The Republican Party is split between Reagan internationalists – which include Sens. Lindsey Graham of South Carolina, John Cornyn of Texas and DeSantis’ home-state Sen. Marco Rubio – and the uber rightwing that champions the isolationist vision of both Trump and DeSantis. Keep those sanctions in place, cut off lines of communication, avoid compromises against hardline believers and cut off support for Ukrainian resistance against Russia. It’s not our war, they say. “Becoming further entangled in a territorial dispute between Ukraine and Russia is not” one of America’s “vital national interests,” DeSantis told Fox News’ Tucker Carlson. And we know Trump both admires Putin and harbors ill will to Ukraine’s Volodymyr Zelensky, who failed to investigate Joe and Hunter Biden when Trump requested that “favor.”
Writing for the March 20th Los Angeles Times, David Lauter describes the shifting sands of public opinion on these issues: “Foreign policy doesn’t usually determine the outcome of American elections.

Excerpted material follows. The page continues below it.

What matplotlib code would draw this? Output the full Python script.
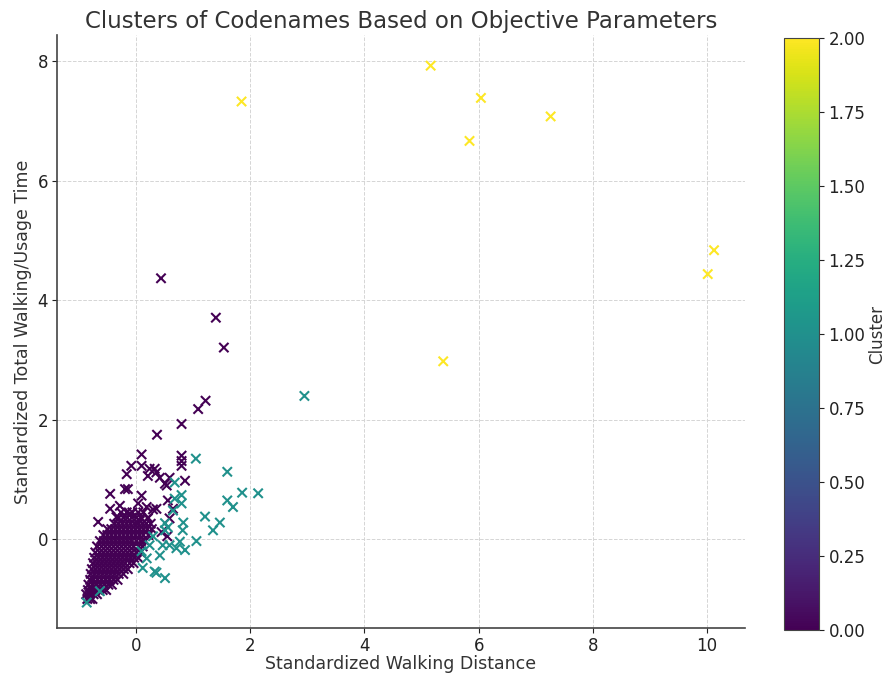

Some elections, though, have a long-term effect on U.S. policy… The 2024 contest is shaping up to be one of those, especially on the Republican side, where the election could solidify the party’s move from the assertive internationalism of the Ronald Reagan era toward the more isolationist views associated with former President Trump.
“Such a move won’t come without a struggle: Reagan-era policies still draw strong support from many of the party’s most powerful senators and their allies in the party’s foreign policy establishment… An early round of that fight burst into public view [in mid-March] after Florida Gov. Ron DeSantis released a statement in which he downplayed the importance of the war in Ukraine and appeared to side with Trump in opposing strong U.S. support for Kyiv… But the debate within the GOP goes well beyond DeSantis and his effort to gain support among conservative primary voters who back Trump.
“Nor are the Democrats immune. In both parties, changes are coming on major foreign policy issues, driven in part by big differences between the views of the millennial generation and older groups. The unfolding presidential campaign will test how far public sentiment has shifted.” Some of youngest Democratic members of Congress are questioning the use of federal funds for Ukraine when so many issues in the United States are crying for money. If Russia is unchecked, however, how long can the United States avoid Putin’s expansionist lust? Xi and Taiwan?
But the split within the GOP is more dramatic: “[Lindsey] Graham accused DeSantis of trying to appease Russian President Vladimir Putin, likening him to Neville Chamberlain, the British prime minister of the 1930s who sought to placate the Nazis by forcing neighboring Czechoslovakia to give up territory… Two Republican presidential hopefuls, former South Carolina Gov. Nikki Haley and former Vice President Mike Pence, also criticized DeSantis (and Trump, by implication) on Ukraine, setting up the war as one of the early dividing lines in the GOP field.
“‘The Russian government is a powerful dictatorship that makes no secret of its hatred of America,’ Haley said in a statement, adding that Putin is ‘attempting to brutally expand by force into a neighboring pro-American country’ and that the U.S. has a strong national interest in Ukraine’s success.” Lauter. Whatever the result, the pragmatic approach (“realpolitik”) of administrations past, on both sides of the aisle, has shifted to purely ideological lines riveted into the sand. And that approach just might be most dangerous choice of all.
I’m Peter Dekom, and I long for those olden days when “what’s best for America” was driving our diplomatic policy.